The device is an updated version of the company’s Roku Ready Stick, with lots of notable improvements.
For instance, you’ll still be able to access the Roku platform using a simple user interface, but now you’ll also have the option of “casting” media from your mobile device to your TV screen on certain applications. Screen casting is the main selling point of Chromecast, as the device itself requires you to navigate using a mobile device. But if you’re not particularly tech savvy, this option might just seem like a pain in the ass.
It’s also worth noting that the new Roku Stick also features an improvement to its price. The device retails for $50, which is $15 more than Chromecast and the same price as Roku’s least expensive set-top box. You’ll get a Roku remote included that price, too.
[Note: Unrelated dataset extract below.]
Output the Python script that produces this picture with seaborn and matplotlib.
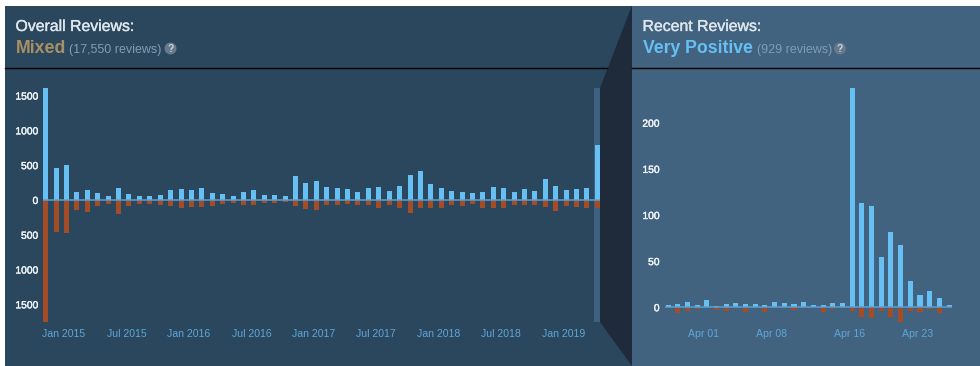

Initially, the new Roku Stick only features screen casting functionality on two services, YouTube and Netflix. But Roku’s other media partners may update their mobile apps to support the feature in the future, the company told VentureBeat.
I’ll admit, Roku’s latest device concentrates on two huge areas that are currently very attractive to consumers: price and screen casting. I also think Roku might have the right idea by slowly bringing the screen casting functionality to the most popular services rather than pushing out a SDK for developers to build their own apps for the device like Google is doing for Chromecast.
In addition to the new device launch, Roku also said it’s now shipped over eight million devices with support for more than 1,200 different streaming devices. The company also recently announced partnerships that will bring its streaming media platform software to Hisense and TCL smart TVs.